There will be no Secret Garden Party (SGP) beyond 2017, the festival’s founder, Freddie Fellowes, announced this morning.

The multi-award-winning Cambridgeshire event – this year headlined by Crystal Fighters, Metronomy and Toots and the Maytals – yesterday teased its “biggest-ever announcement”, but few expected that announcement to be of its cancellation.

A press release from SGP, which has grown exponentially since its founding in 2003, says it was a difficult choice to axe the festival, “as either too early or too late would have consequences for the loyal gardeners [festivalgoers]”.

Festival promoter Backwoodsman Ltd’s latest full-year accounts show it lost £115,319 in 2015, an improvement on 2014’s -£182,002. At a capacity of 32,000, SGP is the largest outdoor event in the UK with no sponsors or brand partners.

“Fifteen years ago I started out with a set of ideas as to what makes a good party and the most perfect venue for it,” says Fellowes, who as the eldest son John Ailwyn Fellowes, 4th Baron de Ramsey, is heir apparent to the de Ramsey baronetcy. “But with no set idea of what the destination was for this venture, the festival was, at that time, the perfect medium through which to explore these ideas.

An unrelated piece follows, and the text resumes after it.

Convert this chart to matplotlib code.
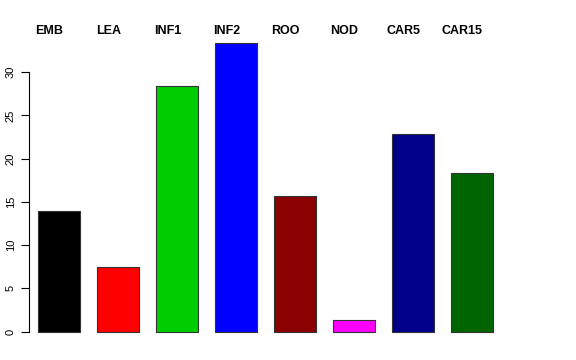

But rather than getting too excited and telling you about the phoenix we are going to raise from all of this, it bears explaining why we are lighting the fire.

“This summer will be the almighty send-off that the Garden Party deserves … think of it more as ‘Dylan goes electric’ than our Altamont”

“Much has changed since our first Garden Party, when there was nothing else like it in the UK: Facebook, YouTube and Twitter had yet to be invented and no one knew what a boutique festival was, let alone glamping.

“Since then the Garden Party has defined and redefined outdoor events in the UK, [and] we have done so as a collective of truly independent outsiders. We have never compromised our principles and we never will. SGP has always been a beacon of what you can do within those terms and, as imitation – being the sincerest form of flattery – proves, it has set the bar for everyone else going forward.

“But it is exactly because of those principles, and the love of those who have made the Garden Party what it is, that we are committing this senseless act of beauty.

“What better way to honour the love that has been given to this project and wholly demonstrate this principle than finishing now? This isn’t some principled self-immolation; this is opening up it for the future. So this summer will be the almighty send-off that the Garden Party deserves, and while that is going to cause some tears to be shed, think of it more as ‘Dylan goes electric’ than our Altamont.

“Because, after all, you can’t be avant-garde from within an institution and lest we forget: the frontier always moves.”